Thanks for the detailed response. Most of my concerns are addressed. Given that the original paper lacks visualizations on connectivities (I understand no figures can be provided during rebuttal, however, I expect to see these as they can be important to justify the model's plausibility), I will maintain my score.

最终决定

The authors present a flow matching approach to relate structural and functional connectivity, e.g. in MRI studies, leveraging Riemannian geometry by treating both kinds of connectivity matrices as SPD matrices on the SPD manifold. They also present a theoretical result proving equivalence between flow matching on the SPD manifold and on the Cholesky manifold, which has broader significance.

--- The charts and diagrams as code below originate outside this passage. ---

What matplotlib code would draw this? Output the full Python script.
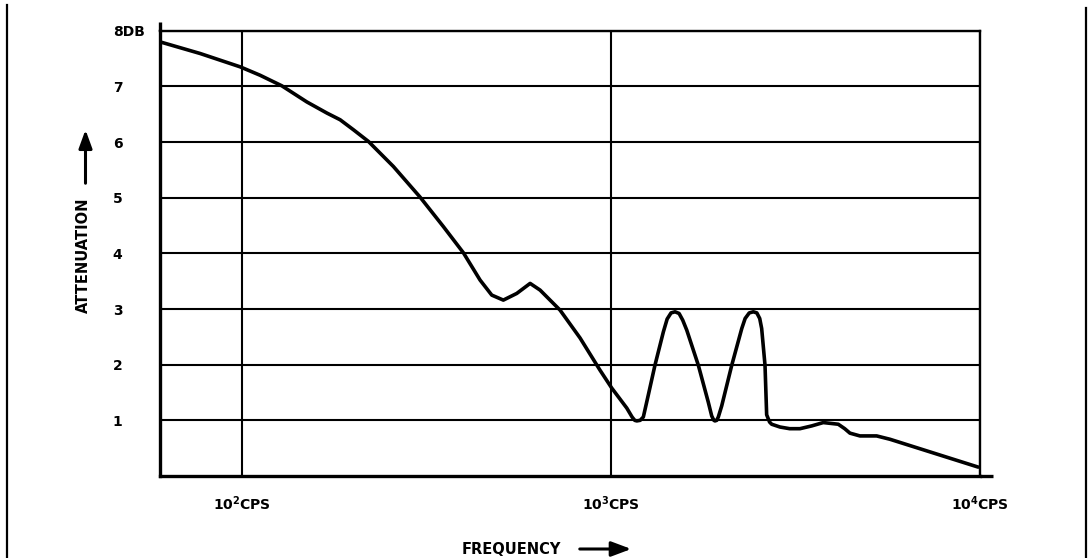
import matplotlib
matplotlib.use("Agg")
import matplotlib.pyplot as plt

# ---- data ----
freq_cps = [60.7, 77.1, 99, 112, 128.3, 150, 170, 184.6, 200.6, 220.3, 257.4, 304, 351.6,
            398.3, 442, 475.4, 511, 555.7, 604, 642.7, 728, 824.7, 934.3, 1005, 1104,
            1141, 1160, 1175, 1200, 1224, 1263, 1316, 1387, 1420, 1455, 1492, 1530, 1565,
            1605, 1725, 1835, 1875, 1900, 1914, 1935, 1954, 1996, 2125, 2262, 2310, 2370,
            2431, 2485, 2530, 2561, 2615, 2642, 2690, 2726, 2871, 3050, 3252, 3500, 3761,
            4130, 4300, 4442, 4728, 5248, 5702, 9886]
atten_db = [7.79, 7.59, 7.35, 7.20, 7.01, 6.72, 6.52, 6.40, 6.22, 6.01, 5.56, 5.01, 4.48,
            4.01, 3.52, 3.25, 3.16, 3.28, 3.46, 3.34, 2.98, 2.48, 1.90, 1.58, 1.22,
            1.06, 1.0, 0.99, 1.0, 1.06, 1.46, 1.99, 2.59, 2.82, 2.93, 2.95, 2.92, 2.80,
            2.62, 1.99, 1.33, 1.08, 1.0, 0.99, 1.0, 1.06, 1.26, 1.99, 2.65, 2.83, 2.93,
            2.95, 2.93, 2.83, 2.65, 1.99, 1.10, 0.97, 0.93, 0.88, 0.85, 0.85, 0.90, 0.96,
            0.93, 0.85, 0.77, 0.72, 0.72, 0.66, 0.16]

x_ticks = [100, 1000, 10000]
x_tick_labels = [r'$\mathbf{10^{2}CPS}$', r'$\mathbf{10^{3}CPS}$', r'$\mathbf{10^{4}CPS}$']
y_ticks = [1, 2, 3, 4, 5, 6, 7, 8]
y_tick_labels = ['1', '2', '3', '4', '5', '6', '7', '8DB']
x_limits = (60, 10000)
y_limits = (0, 8)

plt.rcParams['font.family'] = ['DejaVu Sans']
plt.rcParams['mathtext.fontset'] = 'dejavusans'

W, H = 1088, 558
fig = plt.figure(figsize=(W / 100, H / 100), dpi=100)
fig.patch.set_facecolor('white')

ax_l, ax_r, ax_t, ax_b = 160, 980, 30.7, 476
ax = fig.add_axes([ax_l / W, (H - ax_b) / H, (ax_r - ax_l) / W, (ax_b - ax_t) / H])

ax.set_xscale('log')
ax.set_xlim(*x_limits)
ax.set_ylim(*y_limits)

ax.plot(freq_cps, atten_db, color='black', lw=2.6, solid_capstyle='round',
        solid_joinstyle='round', zorder=3)

ax.set_xticks(x_ticks)
ax.set_xticklabels(x_tick_labels, fontsize=10)
ax.minorticks_off()
ax.set_yticks(y_ticks)
ax.set_yticklabels(y_tick_labels, fontsize=10, fontweight='bold')
ax.tick_params(axis='x', length=0, pad=13)
ax.tick_params(axis='y', length=0, pad=34)
for lab in ax.get_yticklabels():
    lab.set_horizontalalignment('left')

ax.grid(True, color='black', lw=1.5)
ax.set_axisbelow(True)

for s in ['left', 'bottom']:
    ax.spines[s].set_linewidth(2.4)
for s in ['top', 'right']:
    ax.spines[s].set_linewidth(1.7)

# spine extensions
ax.plot([0, 0], [1, 1.02], transform=ax.transAxes, color='black', lw=2.4,
        clip_on=False, solid_capstyle='butt')
ax.plot([1, 1.016], [0, 0], transform=ax.transAxes, color='black', lw=2.4,
        clip_on=False, solid_capstyle='butt')

# axis titles with arrows
fig.text(83 / W, 1 - 255 / H, 'ATTENUATION', rotation=90, ha='center', va='center',
         fontsize=10.5, fontweight='bold')
fig.add_artist(matplotlib.patches.FancyArrowPatch(
    (85.5 / W, 1 - 186 / H), (85.5 / W, 1 - 127 / H), transform=fig.transFigure,
    arrowstyle='-|>,head_length=11,head_width=4', color='black', lw=2.2,
    mutation_scale=1))
fig.text(511 / W, 1 - 549 / H, 'FREQUENCY', ha='center', va='center',
         fontsize=10.5, fontweight='bold')
fig.add_artist(matplotlib.patches.FancyArrowPatch(
    (577 / W, 1 - 549 / H), (634 / W, 1 - 549 / H), transform=fig.transFigure,
    arrowstyle='-|>,head_length=12,head_width=4.5', color='black', lw=2.2,
    mutation_scale=1))

# page borders
fig.add_artist(matplotlib.lines.Line2D([7 / W, 7 / W], [0, 1 - 5 / H], color='black', lw=1.6))
fig.add_artist(matplotlib.lines.Line2D([1086 / W, 1086 / W], [0, 1 - 8 / H], color='black', lw=1.6))

fig.savefig('out.png', dpi=100, facecolor='white')
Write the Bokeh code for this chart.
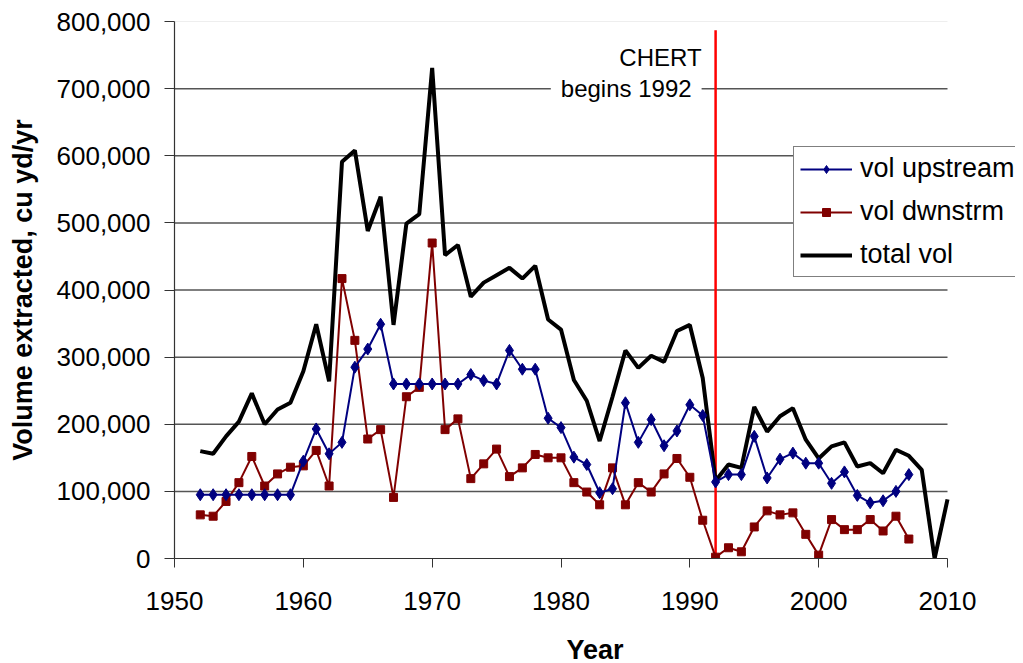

The paper was reviewed by four expert reviewers. The reviewers generally agree on the novelty and creativity of the BrainFlow approach, the theoretical contribution, and its potential impact beyond neuroscience. The experimental results for multiple neuroscience datasets were generally well-received by the reviewers. There were multiple concerns regarding the quality of the writing, primarily the abstract and accurate use of terminology, and three reviewers expected a comparison with a broader class of baselines. Following the rebuttal and discussion, during which the authors clarified details regarding implementation and evaluation, added additional experiments, and promised changes to the writing, the reviewers agreed their concerns were addressed by the detailed explanations and recommended acceptance.

The AC strongly encourages the authors to carefully consider all feedback from the reviewers and implement the promised changes to improve clarity and use of correct terminology, as well as add visualizations requested by the reviewers. The additional baselines and experiments conducted during the rebuttal should also be added to the manuscript to better demonstrate the performance of the approach.